== Dataset section
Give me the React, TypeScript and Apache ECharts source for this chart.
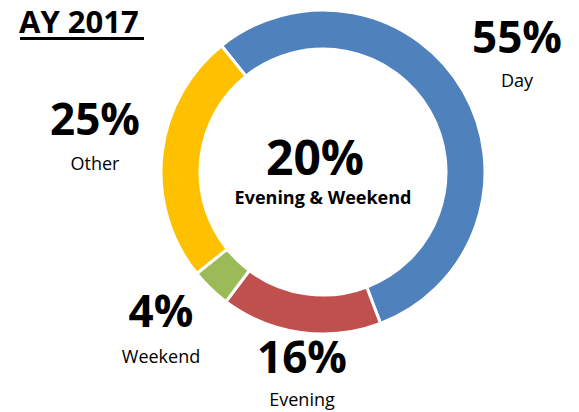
import React, { useEffect, useRef } from "react";
import * as echarts from "echarts";

const title = "AY 2017";
const categories = ["Day", "Evening", "Weekend", "Other"];
const values = [55, 16, 4, 25];
const colors = ["#4F81BD", "#C0504D", "#9BBB59", "#FFC000"];
const centerValue = 20;
const centerLabel = "Evening & Weekend";

// label anchor positions (centre x, middle y of the percentage text, middle y of the name)
const labelPos = [
  [517, 36, 80],
  [302, 356, 399],
  [161, 310, 356],
  [95, 118, 163],
];

export default function App() {
  const ref = useRef<HTMLDivElement>(null);
  useEffect(() => {
    if (!ref.current) return;
    const chart = echarts.init(ref.current, null, { renderer: "svg" });
    const font = "'Open Sans', 'Noto Sans', sans-serif";
    const graphics: any[] = [];
    graphics.push({
      type: "text",
      x: 19,
      y: 21,
      style: {
        text: title,
        font: `bold 31px ${font}`,
        fill: "#000",
        verticalAlign: "middle",
        lineHeight: 32,
      },
    });
    graphics.push({
      type: "rect",
      shape: { x: 20, y: 37, width: 124, height: 3 },
      style: { fill: "#000" },
    });
    categories.forEach((c, i) => {
      const [x, y1, y2] = labelPos[i];
      graphics.push({
        type: "text",
        x,
        y: y1,
        style: {
          text: `${values[i]}%`,
          font: `bold 44px ${font}`,
          fill: "#000",
          align: "center",
          verticalAlign: "middle",
          lineHeight: 40,
        },
      });
      graphics.push({
        type: "text",
        x,
        y: y2,
        style: {
          text: c,
          font: `18px ${font}`,
          fill: "#000",
          align: "center",
          verticalAlign: "middle",
          lineHeight: 20,
        },
      });
    });
    graphics.push({
      type: "text",
      x: 315,
      y: 156,
      style: {
        text: `${centerValue}%`,
        font: `bold 48px ${font}`,
        fill: "#000",
        align: "center",
        verticalAlign: "middle",
        lineHeight: 44,
      },
    });
    graphics.push({
      type: "text",
      x: 323,
      y: 197,
      style: {
        text: centerLabel,
        font: `bold 18px ${font}`,
        fill: "#000",
        align: "center",
        verticalAlign: "middle",
        lineHeight: 20,
      },
    });

    chart.setOption({
      animation: false,
      graphic: graphics,
      series: [
        {
          type: "pie",
          center: [323, 172],
          radius: [123, 162],
          startAngle: 128.8,
          clockwise: true,
          label: { show: false },
          labelLine: { show: false },
          silent: true,
          itemStyle: { borderColor: "#fff", borderWidth: 3 },
          data: categories.map((c, i) => ({
            name: c,
            value: values[i],
            itemStyle: { color: colors[i] },
          })),
        },
      ],
    });
    return () => chart.dispose();
  }, []);
  return (
    <div
      ref={ref}
      style={{ position: "fixed", left: 0, top: 0, width: 579, height: 412, background: "#fff" }}
    />
  );
}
====
#### Exercise details
In the lines above, locate the string "React". Copy every line where it occurs.

#### Completed task
Give me the React, TypeScript and Apache ECharts source for this chart.
import React, { useEffect, useRef } from "react";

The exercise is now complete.